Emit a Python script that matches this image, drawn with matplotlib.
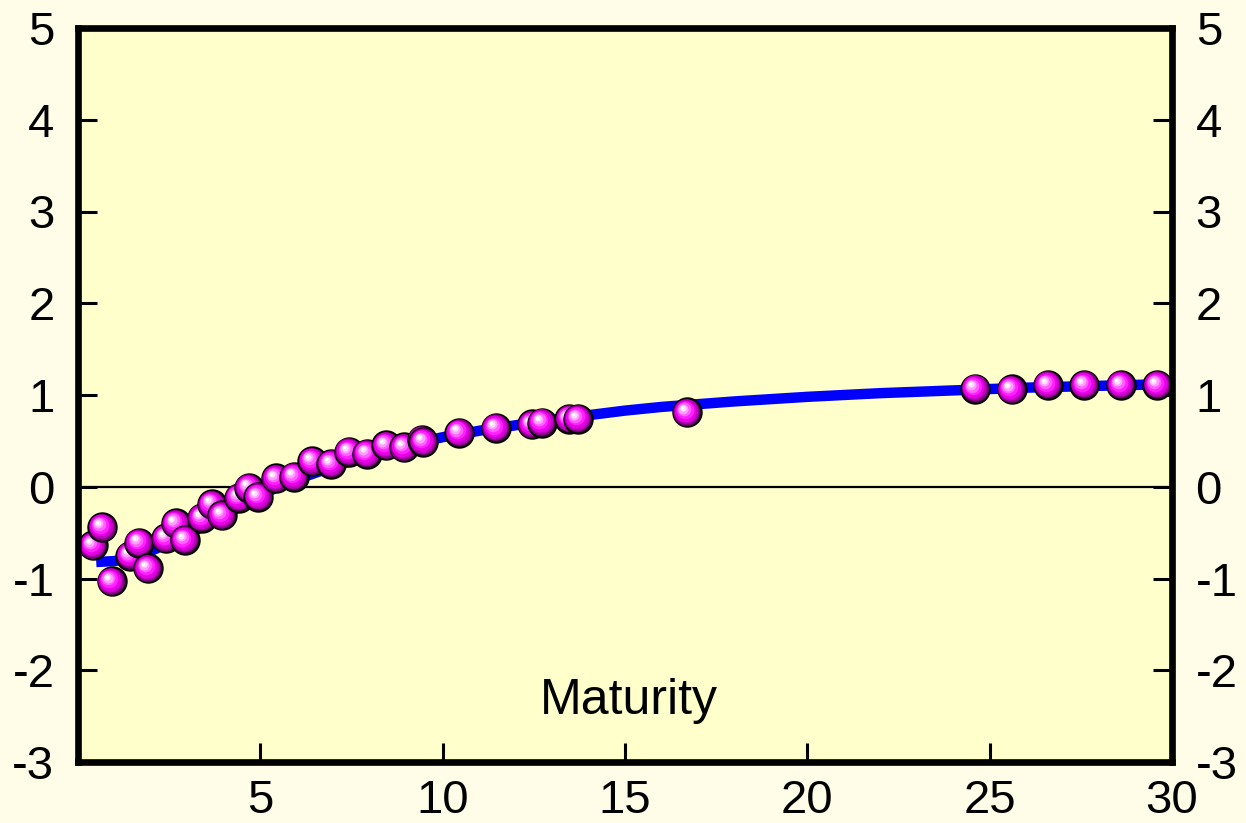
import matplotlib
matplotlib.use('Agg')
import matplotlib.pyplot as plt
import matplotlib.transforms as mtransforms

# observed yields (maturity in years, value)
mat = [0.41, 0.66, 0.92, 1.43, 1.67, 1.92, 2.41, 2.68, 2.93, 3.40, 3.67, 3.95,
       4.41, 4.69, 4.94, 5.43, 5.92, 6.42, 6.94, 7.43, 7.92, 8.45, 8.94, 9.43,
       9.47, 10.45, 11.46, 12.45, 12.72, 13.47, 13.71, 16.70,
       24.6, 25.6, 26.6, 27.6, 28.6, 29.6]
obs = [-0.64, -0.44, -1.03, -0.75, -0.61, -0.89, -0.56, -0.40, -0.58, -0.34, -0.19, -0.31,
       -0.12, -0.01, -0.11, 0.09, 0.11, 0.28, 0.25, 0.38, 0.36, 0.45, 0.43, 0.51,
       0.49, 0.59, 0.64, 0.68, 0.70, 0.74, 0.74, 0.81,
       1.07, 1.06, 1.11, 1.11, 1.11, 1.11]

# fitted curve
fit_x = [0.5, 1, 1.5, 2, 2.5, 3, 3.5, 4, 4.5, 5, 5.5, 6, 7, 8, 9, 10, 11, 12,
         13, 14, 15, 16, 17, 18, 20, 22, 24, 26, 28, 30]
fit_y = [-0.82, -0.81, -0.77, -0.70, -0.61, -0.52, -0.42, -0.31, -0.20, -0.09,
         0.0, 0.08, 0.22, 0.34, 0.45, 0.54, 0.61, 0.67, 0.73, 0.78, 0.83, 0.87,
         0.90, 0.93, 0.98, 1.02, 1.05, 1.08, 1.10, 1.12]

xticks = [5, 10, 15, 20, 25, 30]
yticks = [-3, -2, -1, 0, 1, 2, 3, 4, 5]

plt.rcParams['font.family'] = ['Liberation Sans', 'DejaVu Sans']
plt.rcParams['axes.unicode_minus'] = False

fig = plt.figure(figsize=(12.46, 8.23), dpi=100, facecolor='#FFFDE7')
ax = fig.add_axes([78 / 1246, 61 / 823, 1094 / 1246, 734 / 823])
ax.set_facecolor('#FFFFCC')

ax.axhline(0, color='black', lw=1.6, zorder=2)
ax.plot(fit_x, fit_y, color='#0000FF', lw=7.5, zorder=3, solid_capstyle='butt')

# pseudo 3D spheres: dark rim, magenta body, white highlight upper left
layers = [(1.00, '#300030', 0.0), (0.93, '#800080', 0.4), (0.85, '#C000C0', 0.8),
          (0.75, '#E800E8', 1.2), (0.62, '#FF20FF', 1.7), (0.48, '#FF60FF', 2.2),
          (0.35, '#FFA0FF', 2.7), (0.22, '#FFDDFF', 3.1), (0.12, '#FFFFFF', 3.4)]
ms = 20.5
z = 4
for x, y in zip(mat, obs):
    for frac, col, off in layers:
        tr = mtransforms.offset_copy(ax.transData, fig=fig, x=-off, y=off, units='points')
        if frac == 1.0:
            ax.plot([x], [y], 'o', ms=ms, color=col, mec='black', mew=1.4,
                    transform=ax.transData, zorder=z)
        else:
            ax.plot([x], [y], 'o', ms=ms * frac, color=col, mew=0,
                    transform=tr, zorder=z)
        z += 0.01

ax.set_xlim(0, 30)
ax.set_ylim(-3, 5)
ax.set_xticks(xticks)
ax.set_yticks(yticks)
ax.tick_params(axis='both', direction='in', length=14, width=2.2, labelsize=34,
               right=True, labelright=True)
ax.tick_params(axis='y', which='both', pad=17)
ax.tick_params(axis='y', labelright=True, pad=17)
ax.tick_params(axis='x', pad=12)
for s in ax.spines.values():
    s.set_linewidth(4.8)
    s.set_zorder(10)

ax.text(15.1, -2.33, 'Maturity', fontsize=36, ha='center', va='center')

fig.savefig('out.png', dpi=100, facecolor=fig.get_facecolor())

□ □ □ □

Problem details - Up to and including the line with "import matplotlib.transforms as mtransforms", copy the data above from its first line. Skip pictures.

Response to the task -
Emit a Python script that matches this image, drawn with matplotlib.
import matplotlib
matplotlib.use('Agg')
import matplotlib.pyplot as plt
import matplotlib.transforms as mtransforms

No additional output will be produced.